» **COLLECTED MATERIAL**:
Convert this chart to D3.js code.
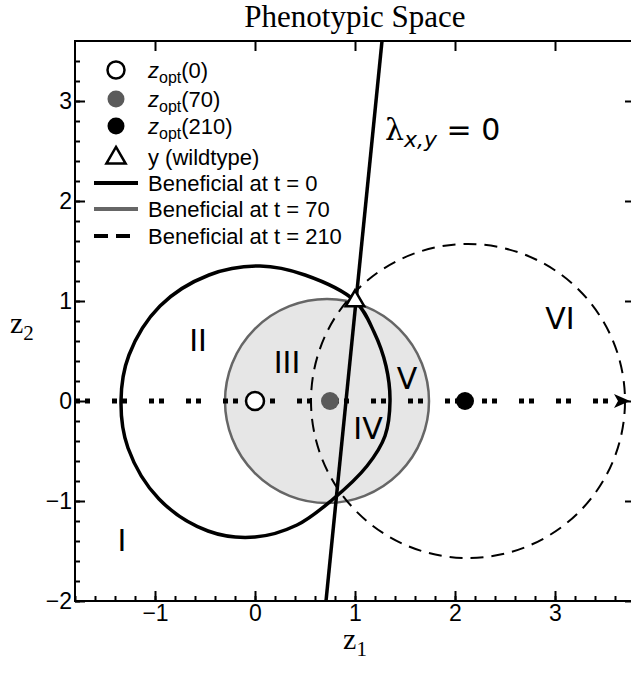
<!DOCTYPE html>
<html>
<head>
<meta charset="utf-8">
<script src="https://cdn.jsdelivr.net/npm/d3@7"></script>
<style>
  body { margin: 0; background: #fff; }
  svg { display: block; }
</style>
</head>
<body>
<div id="container"></div>
<script>
"use strict";

// optima of the fitness landscape over time
const optimumTimes = [0, 70, 210];
const optimumZ1 = [0, 0.75, 2.1];
const optimumZ2 = [0, 0, 0];

// wildtype phenotype
const wildtype = [1, 1];

// beneficial region at t = 0
const beneficialT0 = [
  [1, 1], [1.19, 0.69], [1.31, 0.35], [1.35, 0.0], [1.3, -0.35], [1.12, -0.65],
  [0.77, -0.99], [0.42, -1.24], [0, -1.36], [-0.47, -1.3], [-0.96, -0.98],
  [-1.27, -0.47], [-1.34, 0], [-1.26, 0.46], [-0.95, 0.95], [-0.46, 1.26],
  [0.05, 1.35], [0.5, 1.26]
];

// beneficial regions at t = 70 and t = 210 (circles: center z1, z2, radius)
const beneficialT70 = [0.72, 0.0, 1.02];
const beneficialT210 = [2.13, 0.0, 1.57];

// lambda_{x,y} = 0 line
const lambdaLine = [[0.71, -2], [1.27, 3.6]];

// path of the optimum
const optimumPath = [[-1.8, 0], [3.66, 0]];

// region labels
const regionNames = ["I", "II", "III", "IV", "V", "VI"];
const regionZ1 = [-1.33, -0.57, 0.32, 1.13, 1.52, 3.05];
const regionZ2 = [-1.39, 0.61, 0.39, -0.27, 0.23, 0.83];

const xTicks = [-1, 0, 1, 2, 3];
const yTicks = [-2, -1, 0, 1, 2, 3];

const legendLabels = ["(0)", "(70)", "(210)", "y (wildtype)",
  "Beneficial at t = 0", "Beneficial at t = 70", "Beneficial at t = 210"];

const width = 631;
const height = 674;

const svg = d3.select("#container")
  .append("svg")
  .attr("width", width)
  .attr("height", height);

const x = d3.scaleLinear().domain([-1.8, 3.8]).range([75, 635]);
const y = d3.scaleLinear().domain([-2, 3.6]).range([601, 41]);
const r = (v) => x(v) - x(0);

const plot = svg.append("g");

// grey region t = 70
plot.append("ellipse")
  .attr("cx", x(beneficialT70[0]))
  .attr("cy", y(beneficialT70[1]))
  .attr("rx", r(beneficialT70[2]))
  .attr("ry", r(beneficialT70[2]))
  .style("fill", "#e6e6e6")
  .style("stroke", "#666")
  .style("stroke-width", 2.5);

// optimum path (dotted)
plot.append("path")
  .attr("d", d3.line().x(d => x(d[0])).y(d => y(d[1]))(optimumPath))
  .style("fill", "none")
  .style("stroke", "#000")
  .style("stroke-width", 5)
  .style("stroke-dasharray", "5,5,5,22");

const tip = optimumPath[1];
plot.append("path")
  .attr("d", `M${x(tip[0]) + 9},${y(tip[1])} L${x(tip[0]) - 7},${y(tip[1]) - 7} L${x(tip[0]) - 3},${y(tip[1])} L${x(tip[0]) - 7},${y(tip[1]) + 7} Z`)
  .style("fill", "#000");

// t = 210 dashed circle
plot.append("ellipse")
  .attr("cx", x(beneficialT210[0]))
  .attr("cy", y(beneficialT210[1]))
  .attr("rx", r(beneficialT210[2]))
  .attr("ry", r(beneficialT210[2]))
  .style("fill", "none")
  .style("stroke", "#000")
  .style("stroke-width", 2)
  .style("stroke-dasharray", "13,8");

// t = 0 solid contour
plot.append("path")
  .attr("d", d3.line().x(d => x(d[0])).y(d => y(d[1])).curve(d3.curveCatmullRomClosed)(beneficialT0))
  .style("fill", "none")
  .style("stroke", "#000")
  .style("stroke-width", 3.5);

// lambda line
plot.append("path")
  .attr("d", d3.line().x(d => x(d[0])).y(d => y(d[1]))(lambdaLine))
  .style("fill", "none")
  .style("stroke", "#000")
  .style("stroke-width", 3.5);

plot.append("text")
  .attr("x", 385)
  .attr("y", 140)
  .style("font-family", "DejaVu Sans")
  .style("font-size", "30px")
  .call(t => {
    t.append("tspan").style("font-family", "DejaVu Serif").text("λ");
    t.append("tspan").attr("dy", 7).style("font-style", "italic").style("font-size", "22px").text("x,y");
    t.append("tspan").attr("dy", -7).text(" = 0");
  });

// region labels
plot.selectAll(".region")
  .data(regionNames)
  .enter()
  .append("text")
  .attr("x", (d, i) => x(regionZ1[i]))
  .attr("y", (d, i) => y(regionZ2[i]))
  .attr("dy", "0.36em")
  .style("text-anchor", "middle")
  .style("font-family", "DejaVu Sans")
  .style("font-size", "30px")
  .text(d => d);

// optima points
const fills = ["#fff", "#5a5a5a", "#000"];
plot.selectAll(".opt")
  .data(optimumTimes)
  .enter()
  .append("circle")
  .attr("cx", (d, i) => x(optimumZ1[i]))
  .attr("cy", (d, i) => y(optimumZ2[i]))
  .attr("r", 9)
  .style("fill", (d, i) => fills[i])
  .style("stroke", (d, i) => i === 0 ? "#000" : "none")
  .style("stroke-width", 2.5);

// wildtype triangle
plot.append("path")
  .attr("d", d3.symbol(d3.symbolTriangle, 150)())
  .attr("transform", `translate(${x(wildtype[0])},${y(wildtype[1])})`)
  .style("fill", "#fff")
  .style("stroke", "#000")
  .style("stroke-width", 2.5);

// axes
const fontAxis = (g) => g.selectAll("text")
  .style("font-family", "Liberation Sans, Arial")
  .style("font-size", "23px")
  .style("fill", "#000");
const styleAxis = (g) => {
  g.select(".domain").remove();
  g.selectAll("line").style("stroke", "#000").style("stroke-width", 2);
};

const minorX = d3.range(-9, 19).map(i => i / 5);
const minorY = d3.range(-10, 18).map(i => i / 5);

svg.append("g")
  .attr("transform", `translate(0,${y(-2)})`)
  .call(d3.axisBottom(x).tickValues(minorX).tickSize(-5).tickFormat(""))
  .call(styleAxis);
svg.append("g")
  .attr("transform", `translate(0,${y(-2)})`)
  .call(d3.axisBottom(x).tickValues(xTicks).tickSize(-10).tickPadding(4).tickFormat(d3.format("d")))
  .call(styleAxis)
  .call(fontAxis);

svg.append("g")
  .attr("transform", `translate(${x(-1.8)},0)`)
  .call(d3.axisLeft(y).tickValues(minorY).tickSize(-5).tickFormat(""))
  .call(styleAxis);
svg.append("g")
  .attr("transform", `translate(${x(-1.8)},0)`)
  .call(d3.axisLeft(y).tickValues(yTicks).tickSize(-10).tickPadding(3).tickFormat(d3.format("d")))
  .call(styleAxis)
  .call(fontAxis);

svg.append("g")
  .attr("transform", `translate(0,${y(3.6)})`)
  .call(d3.axisTop(x).tickValues(xTicks).tickSize(-10).tickFormat(""))
  .call(styleAxis);
svg.append("g")
  .attr("transform", `translate(${x(3.8)},0)`)
  .call(d3.axisRight(y).tickValues(yTicks).tickSize(-10).tickFormat(""))
  .call(styleAxis);

svg.append("rect")
  .attr("x", x(-1.8))
  .attr("y", y(3.6))
  .attr("width", x(3.8) - x(-1.8))
  .attr("height", y(-2) - y(3.6))
  .style("fill", "none")
  .style("stroke", "#000")
  .style("stroke-width", 2);

// title and axis labels
svg.append("text")
  .attr("x", (x(-1.8) + x(3.8)) / 2)
  .attr("y", 27)
  .style("text-anchor", "middle")
  .style("font-family", "Liberation Serif, Times New Roman")
  .style("font-size", "31px")
  .text("Phenotypic Space");

svg.append("text")
  .attr("x", (x(-1.8) + x(3.8)) / 2)
  .attr("y", 649)
  .style("text-anchor", "middle")
  .style("font-family", "Liberation Serif, Times New Roman")
  .style("font-size", "30px")
  .call(t => {
    t.append("tspan").text("z");
    t.append("tspan").attr("dy", 7).style("font-size", "21px").text("1");
  });

svg.append("text")
  .attr("x", 10)
  .attr("y", 333)
  .style("font-family", "Liberation Serif, Times New Roman")
  .style("font-size", "30px")
  .call(t => {
    t.append("tspan").text("z");
    t.append("tspan").attr("dy", 7).style("font-size", "21px").text("2");
  });

// legend
const legend = svg.append("g");
const rowY = [70, 99, 126, 157, 183, 209, 236];
legendLabels.forEach((label, i) => {
  const g = legend.append("g").attr("transform", `translate(0,${rowY[i]})`);
  if (i < 3) {
    g.append("circle").attr("cx", 116).attr("r", 8.5)
      .style("fill", fills[i])
      .style("stroke", i === 0 ? "#000" : "none")
      .style("stroke-width", 2.5);
  } else if (i === 3) {
    g.append("path").attr("d", d3.symbol(d3.symbolTriangle, 160)())
      .attr("transform", "translate(116,1)")
      .style("fill", "#fff").style("stroke", "#000").style("stroke-width", 2.5);
  } else {
    const styles = [["#000", null], ["#666", null], ["#000", "14,8"]][i - 4];
    g.append("line").attr("x1", 94).attr("x2", 138)
      .style("stroke", styles[0])
      .style("stroke-width", 4)
      .style("stroke-dasharray", styles[1]);
  }
  const t = g.append("text")
    .attr("x", 148)
    .attr("y", 8)
    .style("font-family", "Liberation Sans, Arial")
    .style("font-size", "22px");
  if (i < 3) {
    t.append("tspan").style("font-style", "italic").text("z");
    t.append("tspan").attr("dy", 5).style("font-size", "16px").text("opt");
    t.append("tspan").attr("dy", -5).text(label);
  } else {
    t.text(label);
  }
});
</script>
</body>
</html>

» **SET PROBLEM**: The lines from the top of the data above through the one holding "const beneficialT210 = [2.13, 0.0, 1.57];" are to be repeated exactly, and only those, with no pictures.

» **WRITTEN RESPONSE**:
Convert this chart to D3.js code.
<!DOCTYPE html>
<html>
<head>
<meta charset="utf-8">
<script src="https://cdn.jsdelivr.net/npm/d3@7"></script>
<style>
  body { margin: 0; background: #fff; }
  svg { display: block; }
</style>
</head>
<body>
<div id="container"></div>
<script>
"use strict";

// optima of the fitness landscape over time
const optimumTimes = [0, 70, 210];
const optimumZ1 = [0, 0.75, 2.1];
const optimumZ2 = [0, 0, 0];

// wildtype phenotype
const wildtype = [1, 1];

// beneficial region at t = 0
const beneficialT0 = [
  [1, 1], [1.19, 0.69], [1.31, 0.35], [1.35, 0.0], [1.3, -0.35], [1.12, -0.65],
  [0.77, -0.99], [0.42, -1.24], [0, -1.36], [-0.47, -1.3], [-0.96, -0.98],
  [-1.27, -0.47], [-1.34, 0], [-1.26, 0.46], [-0.95, 0.95], [-0.46, 1.26],
  [0.05, 1.35], [0.5, 1.26]
];

// beneficial regions at t = 70 and t = 210 (circles: center z1, z2, radius)
const beneficialT70 = [0.72, 0.0, 1.02];
const beneficialT210 = [2.13, 0.0, 1.57];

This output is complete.